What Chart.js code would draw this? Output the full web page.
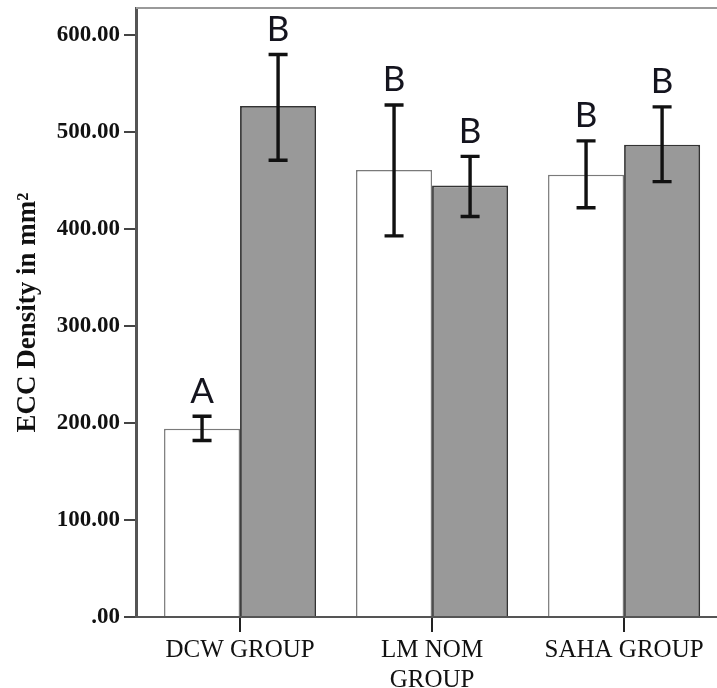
<!DOCTYPE html>
<html>
<head>
<meta charset="utf-8">
<script src="https://cdn.jsdelivr.net/npm/chart.js@4/dist/chart.umd.min.js"></script>
<style>
  html, body { margin: 0; padding: 0; background: #ffffff; }
  #wrap { width: 717px; height: 688px; }
</style>
</head>
<body>
<div id="wrap"><canvas id="chart" width="717" height="688"></canvas></div>
<script>
// Group labels along the x axis
const categories = ['DCW GROUP', ['LM NOM', 'GROUP'], 'SAHA GROUP'];

// First (white) bar of each group: mean and error-bar limits
const whiteMeans = [194, 461, 456];
const whiteLower = [182, 393, 422];
const whiteUpper = [207, 528, 491];

// Second (grey) bar of each group: mean and error-bar limits
const greyMeans = [527, 445, 487];
const greyLower = [471, 413, 449];
const greyUpper = [580, 475, 526];

// Significance letters over each bar
const whiteLetters = ['A', 'B', 'B'];
const greyLetters = ['B', 'B', 'B'];

// Y tick values
const yTicks = [0, 100, 200, 300, 400, 500, 600];

const positions = categories.map((_, i) => i + 1);
const toPoints = vals => vals.map((v, i) => ({ x: positions[i], y: v }));

const errorSets = [
  { lower: whiteLower, upper: whiteUpper, letters: whiteLetters },
  { lower: greyLower, upper: greyUpper, letters: greyLetters }
];

// Error bars with caps, plus the letter above each upper cap
const errorBarPlugin = {
  id: 'errorBars',
  afterDatasetsDraw(chart) {
    const ctx = chart.ctx;
    const yScale = chart.scales.y;
    ctx.save();
    chart.data.datasets.forEach((ds, di) => {
      const meta = chart.getDatasetMeta(di);
      const set = errorSets[di];
      meta.data.forEach((bar, i) => {
        const x = bar.x;
        const yLo = yScale.getPixelForValue(set.lower[i]);
        const yHi = yScale.getPixelForValue(set.upper[i]);
        const half = 9.5;
        ctx.strokeStyle = '#111111';
        ctx.lineWidth = 3.4;
        ctx.lineCap = 'butt';
        ctx.beginPath();
        ctx.moveTo(x, yLo);
        ctx.lineTo(x, yHi);
        ctx.moveTo(x - half, yHi);
        ctx.lineTo(x + half, yHi);
        ctx.moveTo(x - half, yLo);
        ctx.lineTo(x + half, yLo);
        ctx.stroke();

        ctx.fillStyle = '#14141e';
        ctx.font = '35px Lato, "Open Sans", sans-serif';
        ctx.textAlign = 'center';
        ctx.textBaseline = 'middle';
        ctx.fillText(set.letters[i], x, yHi - 25);
      });
    });
    ctx.restore();
  }
};

// Thin frame line along the top of the plot area
const topFramePlugin = {
  id: 'topFrame',
  afterDraw(chart) {
    const { ctx, chartArea } = chart;
    ctx.save();
    ctx.strokeStyle = '#9a9a9a';
    ctx.lineWidth = 2;
    ctx.beginPath();
    ctx.moveTo(chartArea.left, chartArea.top);
    ctx.lineTo(chartArea.right, chartArea.top);
    ctx.stroke();
    ctx.restore();
  }
};

new Chart(document.getElementById('chart'), {
  type: 'bar',
  data: {
    datasets: [
      {
        label: 'Series 1',
        data: toPoints(whiteMeans),
        backgroundColor: '#ffffff',
        borderColor: '#7a7a7a',
        borderWidth: 1.5
      },
      {
        label: 'Series 2',
        data: toPoints(greyMeans),
        backgroundColor: '#999999',
        borderColor: '#333333',
        borderWidth: 1.8
      }
    ]
  },
  options: {
    responsive: false,
    animation: false,
    events: [],
    layout: { padding: { top: 8, right: 0, bottom: 0, left: 0 } },
    datasets: {
      bar: { categoryPercentage: 0.792, barPercentage: 1.0 }
    },
    plugins: {
      legend: { display: false },
      tooltip: { enabled: false }
    },
    scales: {
      x: {
        type: 'linear',
        min: 0.458,
        max: 3.484,
        offset: false,
        afterBuildTicks(scale) {
          scale.ticks = positions.map(v => ({ value: v }));
        },
        afterFit(scale) {
          scale.height = 71;
          scale.paddingLeft = 0;
          scale.paddingRight = 0;
        },
        ticks: {
          callback: (value, index) => categories[index],
          font: { family: '"Liberation Serif", "Times New Roman", serif', size: 25 },
          color: '#111111',
          padding: 3,
          maxRotation: 0,
          minRotation: 0,
          autoSkip: false
        },
        grid: {
          offset: false,
          drawOnChartArea: false,
          drawTicks: true,
          tickLength: 15,
          color: '#222222',
          lineWidth: 2
        },
        border: { color: '#555555', width: 2 }
      },
      y: {
        min: 0,
        max: 628,
        afterBuildTicks(scale) {
          scale.ticks = yTicks.map(v => ({ value: v }));
        },
        afterFit(scale) {
          scale.width = 136;
          scale.paddingTop = 0;
          scale.paddingBottom = 0;
        },
        ticks: {
          callback: v => (v === 0 ? '.00' : v.toFixed(2)),
          font: { family: '"Liberation Serif", "Times New Roman", serif', size: 23, weight: 'bold' },
          color: '#111111',
          padding: 4
        },
        grid: {
          drawOnChartArea: false,
          drawTicks: true,
          tickLength: 12,
          color: '#444444',
          lineWidth: 2
        },
        border: { color: '#555555', width: 3 },
        title: {
          display: true,
          text: 'ECC Density in mm²',
          font: { family: '"Liberation Serif", "Times New Roman", serif', size: 27, weight: 'bold' },
          color: '#111111',
          padding: { top: 12, bottom: 0 }
        }
      }
    }
  },
  plugins: [errorBarPlugin, topFramePlugin]
});
</script>
</body>
</html>
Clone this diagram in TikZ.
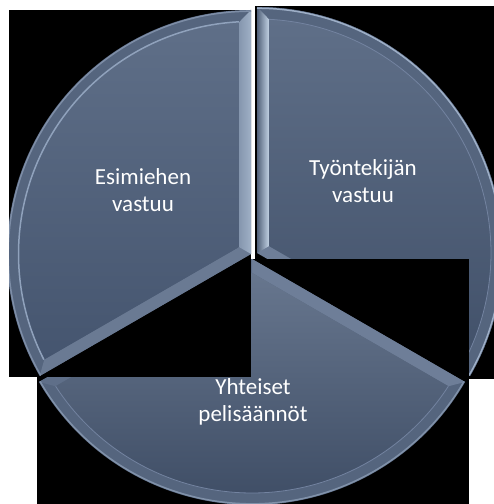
\documentclass[tikz,border=0pt]{standalone}
\usepackage{fontspec}
\setmainfont{Carlito}
\definecolor{bgblack}{HTML}{000000}
\definecolor{faceTop}{HTML}{5F6F88}
\definecolor{faceBot}{HTML}{45556F}
\definecolor{bevArc}{HTML}{55657E}
\definecolor{rim}{HTML}{9DAEC6}
\definecolor{innerRim}{HTML}{7383A0}
\definecolor{innerRimBright}{HTML}{90A2BC}
\definecolor{bevDiagL}{HTML}{6A7A93}
\definecolor{bevDiagR}{HTML}{6E7E98}
\definecolor{bevDiagB}{HTML}{5F6F89}
\definecolor{bevLeftA}{HTML}{8596AE}
\definecolor{bevLeftB}{HTML}{DBE6F2}
\definecolor{bevLeftC}{HTML}{9FB0C6}
\definecolor{bevRightA}{HTML}{52627A}
\definecolor{bevRightB}{HTML}{C2D2E4}
\begin{document}
\begin{tikzpicture}[x=1pt,y=1pt,
  lbl/.style={text=white, align=center, font=\fontsize{23}{27.5}\selectfont, inner sep=0pt},
  boxfill/.style={fill=bgblack},
  face/.style={top color=faceTop, bottom color=faceBot},
  arcband/.style={fill=bevArc},
  rimline/.style={draw=rim, line width=1.5pt},
  innerline/.style={draw=innerRim, line width=0.8pt}]
\useasboundingbox (0,0) rectangle (494,504);
\fill[white] (0,0) rectangle (494,504);

% ---------- right piece (Tyontekijan vastuu) ----------
\fill[boxfill] (255,125) rectangle (494,498);
\begin{scope}
  \clip (255,125) rectangle (494,498);
  \begin{scope}[shift={(257,251)}]
    \fill[bevDiagR] (0,0) -- (-30:246) arc[start angle=-30,end angle=90,radius=246] -- cycle;
    \fill[arcband] (-30:246) arc[start angle=-30,end angle=90,radius=246] -- (87.06:234) arc[start angle=87.06,end angle=-27.06,radius=234] -- cycle;
    \shade[left color=bevRightA, right color=bevRightB] (0,0) -- (90:246) -- (87.06:234) -- (30:13.86) -- cycle;
    \shade[top color=faceTop, bottom color=faceBot!95!black] (30:13.86) -- (87.06:234) arc[start angle=87.06,end angle=-27.06,radius=234] -- cycle;
    \draw[innerline] (87.06:234) arc[start angle=87.06,end angle=-27.06,radius=234];
    \draw[rimline] (-30:244.8) arc[start angle=-30,end angle=90,radius=244.8];
  \end{scope}
\end{scope}

% ---------- bottom piece (Yhteiset pelisaannot) ----------
\fill[boxfill] (37,0) rectangle (469,245);
\begin{scope}
  \clip (37,0) rectangle (469,245);
  \begin{scope}[shift={(252,245)}]
    \fill[bevArc] (0,0) -- (210:246) arc[start angle=210,end angle=330,radius=246] -- cycle;
    \fill[bevDiagR] (0,0) -- (330:246) -- (327.06:234) -- (270:13.86) -- cycle;
    \fill[bevDiagB] (0,0) -- (210:246) -- (212.94:234) -- (270:13.86) -- cycle;
    \shade[top color=faceTop!95!white, bottom color=faceBot!92!black] (270:13.86) -- (212.94:234) arc[start angle=212.94,end angle=327.06,radius=234] -- cycle;
    \draw[innerline] (212.94:234) arc[start angle=212.94,end angle=327.06,radius=234];
    \draw[rimline, draw=rim!60!bevArc] (210:244.8) arc[start angle=210,end angle=330,radius=244.8];
  \end{scope}
\end{scope}

% ---------- left piece (Esimiehen vastuu) ----------
\fill[boxfill] (9,127) rectangle (251,494);
\begin{scope}
  \clip (9,127) rectangle (251,494);
  \begin{scope}[shift={(251,250)}]
    \fill[arcband] (0,0) -- (90:244) arc[start angle=90,end angle=210,radius=244] -- cycle;
    \fill[bevDiagL] (0,0) -- (210:244) -- (207.03:232) -- (150:13.86) -- cycle;
    \shade[left color=bevLeftA, middle color=bevLeftB, right color=bevLeftC] (0,0) -- (90:244) -- (92.97:232) -- (150:13.86) -- cycle;
    \shade[face] (150:13.86) -- (92.97:232) arc[start angle=92.97,end angle=207.03,radius=232] -- cycle;
    \draw[innerline, draw=innerRimBright, line width=1.5pt] (92.97:232.5) arc[start angle=92.97,end angle=207.03,radius=232.5];
    \draw[rimline, draw=rim!55!bevArc] (90:242.8) arc[start angle=90,end angle=210,radius=242.8];
  \end{scope}
\end{scope}

% ---------- labels ----------
\node[lbl] (esimies) at (143,314) {Esimiehen\\vastuu};
\node[lbl] (tyontekija) at (363,323) {Työntekijän\\vastuu};
\node[lbl] (yhteiset) at (253,102) {Yhteiset\\pelisäännöt};
\end{tikzpicture}
\end{document}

# Exercise instructions
Only the lines from the start of the material through the line containing "const toPoints = vals" should be transcribed. Pictures stay out.

# Complete output
What Chart.js code would draw this? Output the full web page.
<!DOCTYPE html>
<html>
<head>
<meta charset="utf-8">
<script src="https://cdn.jsdelivr.net/npm/chart.js@4/dist/chart.umd.min.js"></script>
<style>
  html, body { margin: 0; padding: 0; background: #ffffff; }
  #wrap { width: 717px; height: 688px; }
</style>
</head>
<body>
<div id="wrap"><canvas id="chart" width="717" height="688"></canvas></div>
<script>
// Group labels along the x axis
const categories = ['DCW GROUP', ['LM NOM', 'GROUP'], 'SAHA GROUP'];

// First (white) bar of each group: mean and error-bar limits
const whiteMeans = [194, 461, 456];
const whiteLower = [182, 393, 422];
const whiteUpper = [207, 528, 491];

// Second (grey) bar of each group: mean and error-bar limits
const greyMeans = [527, 445, 487];
const greyLower = [471, 413, 449];
const greyUpper = [580, 475, 526];

// Significance letters over each bar
const whiteLetters = ['A', 'B', 'B'];
const greyLetters = ['B', 'B', 'B'];

// Y tick values
const yTicks = [0, 100, 200, 300, 400, 500, 600];

const positions = categories.map((_, i) => i + 1);
const toPoints = vals => vals.map((v, i) => ({ x: positions[i], y: v }));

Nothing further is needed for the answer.